BEGIN PROVIDED DATA

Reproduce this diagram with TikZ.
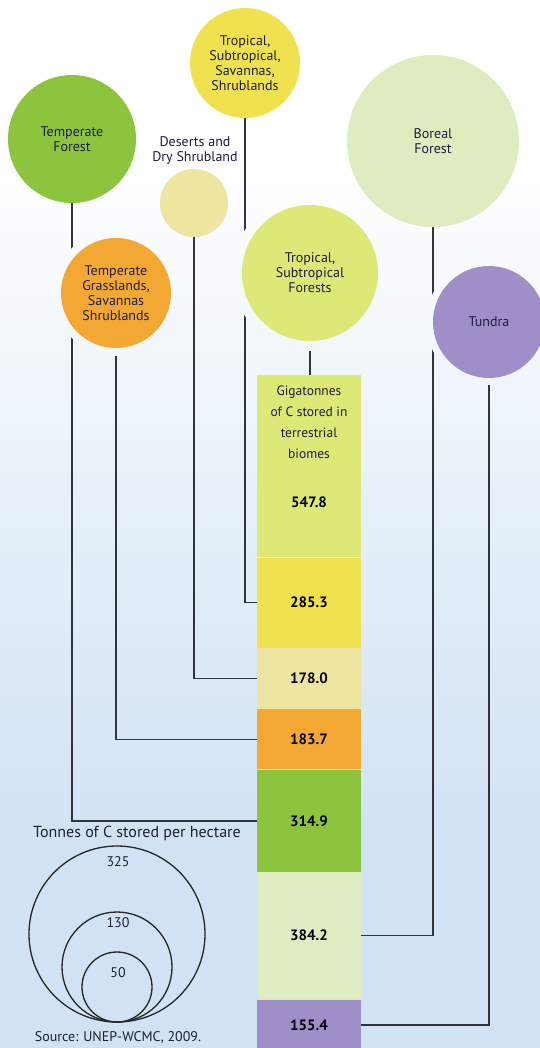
\documentclass[tikz,border=0pt]{standalone}
\usepackage{fontspec}
\setmainfont{PT Sans}

\pgfdeclarelayer{paper}
\pgfdeclarelayer{wires}
\pgfdeclarelayer{halo}
\pgfsetlayers{paper,wires,halo,main}

\definecolor{paperblue}{RGB}{208,226,243}
\definecolor{ink}{RGB}{30,30,62}
\definecolor{wirecol}{RGB}{50,52,60}
\definecolor{tempforest}{RGB}{141,196,62}
\definecolor{savanna}{RGB}{240,226,78}
\definecolor{desert}{RGB}{238,230,160}
\definecolor{boreal}{RGB}{222,236,192}
\definecolor{tropforest}{RGB}{222,232,118}
\definecolor{grassland}{RGB}{244,168,52}
\definecolor{tundra}{RGB}{160,142,200}

\begin{document}
\begin{tikzpicture}[x=1pt,y=1pt]
\tikzstyle{every node}+=[inner sep=0pt]
\tikzstyle{bubble}=[circle,text=ink,align=center,font=\fontsize{14}{15}\selectfont]
\tikzstyle{seg}=[rectangle,minimum width=104pt,anchor=north,text=black,font=\fontsize{15}{17}\selectfont\bfseries]
\tikzstyle{wire}=[draw=wirecol,line width=1.5pt]
\tikzstyle{ring}=[circle,draw=black!85,line width=1.3pt]
\useasboundingbox (0,0) rectangle (540,-1048);
\begin{pgfonlayer}{paper}
\fill [white] (0,0) rectangle (540,-1048);
\shade [top color=white,bottom color=paperblue] (0,-150) rectangle (540,-850);
\fill [paperblue] (0,-850) rectangle (540,-1048);
\end{pgfonlayer}
% biome bubbles
\node [bubble,fill=tempforest,minimum size=128pt] (tf) at (72,-139) {Temperate\\Forest};
\node [bubble,fill=savanna,minimum size=110pt] (sav) at (245,-63) {Tropical,\\Subtropical,\\Savannas,\\Shrublands};
\node [bubble,fill=desert,minimum size=68pt] (des) at (194,-203) {};
\node [text=ink,align=center,font=\fontsize{14}{15}\selectfont] (deslbl) at (195,-150) {Deserts and\\Dry Shrubland};
\node [bubble,fill=boreal,minimum size=172pt] (boreal) at (433,-141) {Boreal\\Forest};
\node [bubble,fill=tropforest,minimum size=136pt] (tropf) at (310,-273) {Tropical,\\Subtropical\\Forests};
\node [bubble,fill=grassland,minimum size=110pt] (grass) at (116,-293) {Temperate\\Grasslands,\\Savannas\\Shrublands};
\node [bubble,fill=tundra,minimum size=112pt] (tundra) at (489,-322) {Tundra};
% stacked bar
\node [seg,fill=tropforest,minimum height=182pt] (s1) at (309,-375) {};
\node [seg,fill=savanna,minimum height=90pt] (s2) at (s1.south) {285.3};
\node [seg,fill=desert,minimum height=61pt] (s3) at (s2.south) {178.0};
\node [seg,fill=grassland,minimum height=60pt] (s4) at (s3.south) {183.7};
\node [seg,fill=tempforest,minimum height=102pt] (s5) at (s4.south) {314.9};
\node [seg,fill=boreal,minimum height=127pt] (s6) at (s5.south) {384.2};
\node [seg,fill=tundra,minimum height=51pt] (s7) at (s6.south) {155.4};
\node [text=ink,align=center,font=\fontsize{13.5}{21}\selectfont] (bartitle) at (309,-422) {Gigatonnes\\of C stored in\\terrestrial\\biomes};
\node [font=\fontsize{15}{17}\selectfont\bfseries] (v1) at (309,-502) {547.8};
% connectors
\begin{pgfonlayer}{wires}
\draw [wire] (sav.south) |- (s2.west);
\draw [wire] (des.south) |- (s3.west);
\draw [wire] (grass.south) |- (s4.west);
\draw [wire] (tf.south) |- (s5.west);
\draw [wire] (boreal.south) |- (s6.east);
\draw [wire] (tundra.south) |- (s7.east);
\draw [wire] (tropf.south) -- (tropf.south |- s1.north);
\end{pgfonlayer}
% gaps where wires pass behind bubbles
\begin{pgfonlayer}{halo}
\shade [top color=paperblue!6!white,bottom color=paperblue!29!white] (tropf.center) circle (78);
\shade [top color=paperblue!11!white,bottom color=paperblue!29!white] (grass.center) circle (63);
\shade [top color=paperblue!16!white,bottom color=paperblue!34!white] (tundra.center) circle (63);
\end{pgfonlayer}
% legend
\node [text=ink,font=\fontsize{16}{18}\selectfont] (ltitle) at (137,-833) {Tonnes of C stored per hectare};
\node [ring,minimum size=176pt] (r325) at (117,-934) {};
\node [ring,minimum size=110pt] (r130) at (117,-967) {};
\node [ring,minimum size=70pt] (r50) at (117,-987) {};
\node [text=ink,font=\fontsize{14}{16}\selectfont] (n325) at (118,-862) {325};
\node [text=ink,font=\fontsize{14}{16}\selectfont] (n130) at (118,-923) {130};
\node [text=ink,font=\fontsize{14}{16}\selectfont] (n50) at (118,-973) {50};
\node [text=ink,font=\fontsize{14}{16}\selectfont] (src) at (118,-1038) {Source: UNEP-WCMC, 2009.};
\end{tikzpicture}
\end{document}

END PROVIDED DATA

CHALLENGE => Word for word, quote the full listing, omitting every picture.

SOLUTION TO THIS EXERCISE =>
Reproduce this diagram with TikZ.
\documentclass[tikz,border=0pt]{standalone}
\usepackage{fontspec}
\setmainfont{PT Sans}

\pgfdeclarelayer{paper}
\pgfdeclarelayer{wires}
\pgfdeclarelayer{halo}
\pgfsetlayers{paper,wires,halo,main}

\definecolor{paperblue}{RGB}{208,226,243}
\definecolor{ink}{RGB}{30,30,62}
\definecolor{wirecol}{RGB}{50,52,60}
\definecolor{tempforest}{RGB}{141,196,62}
\definecolor{savanna}{RGB}{240,226,78}
\definecolor{desert}{RGB}{238,230,160}
\definecolor{boreal}{RGB}{222,236,192}
\definecolor{tropforest}{RGB}{222,232,118}
\definecolor{grassland}{RGB}{244,168,52}
\definecolor{tundra}{RGB}{160,142,200}

\begin{document}
\begin{tikzpicture}[x=1pt,y=1pt]
\tikzstyle{every node}+=[inner sep=0pt]
\tikzstyle{bubble}=[circle,text=ink,align=center,font=\fontsize{14}{15}\selectfont]
\tikzstyle{seg}=[rectangle,minimum width=104pt,anchor=north,text=black,font=\fontsize{15}{17}\selectfont\bfseries]
\tikzstyle{wire}=[draw=wirecol,line width=1.5pt]
\tikzstyle{ring}=[circle,draw=black!85,line width=1.3pt]
\useasboundingbox (0,0) rectangle (540,-1048);
\begin{pgfonlayer}{paper}
\fill [white] (0,0) rectangle (540,-1048);
\shade [top color=white,bottom color=paperblue] (0,-150) rectangle (540,-850);
\fill [paperblue] (0,-850) rectangle (540,-1048);
\end{pgfonlayer}
% biome bubbles
\node [bubble,fill=tempforest,minimum size=128pt] (tf) at (72,-139) {Temperate\\Forest};
\node [bubble,fill=savanna,minimum size=110pt] (sav) at (245,-63) {Tropical,\\Subtropical,\\Savannas,\\Shrublands};
\node [bubble,fill=desert,minimum size=68pt] (des) at (194,-203) {};
\node [text=ink,align=center,font=\fontsize{14}{15}\selectfont] (deslbl) at (195,-150) {Deserts and\\Dry Shrubland};
\node [bubble,fill=boreal,minimum size=172pt] (boreal) at (433,-141) {Boreal\\Forest};
\node [bubble,fill=tropforest,minimum size=136pt] (tropf) at (310,-273) {Tropical,\\Subtropical\\Forests};
\node [bubble,fill=grassland,minimum size=110pt] (grass) at (116,-293) {Temperate\\Grasslands,\\Savannas\\Shrublands};
\node [bubble,fill=tundra,minimum size=112pt] (tundra) at (489,-322) {Tundra};
% stacked bar
\node [seg,fill=tropforest,minimum height=182pt] (s1) at (309,-375) {};
\node [seg,fill=savanna,minimum height=90pt] (s2) at (s1.south) {285.3};
\node [seg,fill=desert,minimum height=61pt] (s3) at (s2.south) {178.0};
\node [seg,fill=grassland,minimum height=60pt] (s4) at (s3.south) {183.7};
\node [seg,fill=tempforest,minimum height=102pt] (s5) at (s4.south) {314.9};
\node [seg,fill=boreal,minimum height=127pt] (s6) at (s5.south) {384.2};
\node [seg,fill=tundra,minimum height=51pt] (s7) at (s6.south) {155.4};
\node [text=ink,align=center,font=\fontsize{13.5}{21}\selectfont] (bartitle) at (309,-422) {Gigatonnes\\of C stored in\\terrestrial\\biomes};
\node [font=\fontsize{15}{17}\selectfont\bfseries] (v1) at (309,-502) {547.8};
% connectors
\begin{pgfonlayer}{wires}
\draw [wire] (sav.south) |- (s2.west);
\draw [wire] (des.south) |- (s3.west);
\draw [wire] (grass.south) |- (s4.west);
\draw [wire] (tf.south) |- (s5.west);
\draw [wire] (boreal.south) |- (s6.east);
\draw [wire] (tundra.south) |- (s7.east);
\draw [wire] (tropf.south) -- (tropf.south |- s1.north);
\end{pgfonlayer}
% gaps where wires pass behind bubbles
\begin{pgfonlayer}{halo}
\shade [top color=paperblue!6!white,bottom color=paperblue!29!white] (tropf.center) circle (78);
\shade [top color=paperblue!11!white,bottom color=paperblue!29!white] (grass.center) circle (63);
\shade [top color=paperblue!16!white,bottom color=paperblue!34!white] (tundra.center) circle (63);
\end{pgfonlayer}
% legend
\node [text=ink,font=\fontsize{16}{18}\selectfont] (ltitle) at (137,-833) {Tonnes of C stored per hectare};
\node [ring,minimum size=176pt] (r325) at (117,-934) {};
\node [ring,minimum size=110pt] (r130) at (117,-967) {};
\node [ring,minimum size=70pt] (r50) at (117,-987) {};
\node [text=ink,font=\fontsize{14}{16}\selectfont] (n325) at (118,-862) {325};
\node [text=ink,font=\fontsize{14}{16}\selectfont] (n130) at (118,-923) {130};
\node [text=ink,font=\fontsize{14}{16}\selectfont] (n50) at (118,-973) {50};
\node [text=ink,font=\fontsize{14}{16}\selectfont] (src) at (118,-1038) {Source: UNEP-WCMC, 2009.};
\end{tikzpicture}
\end{document}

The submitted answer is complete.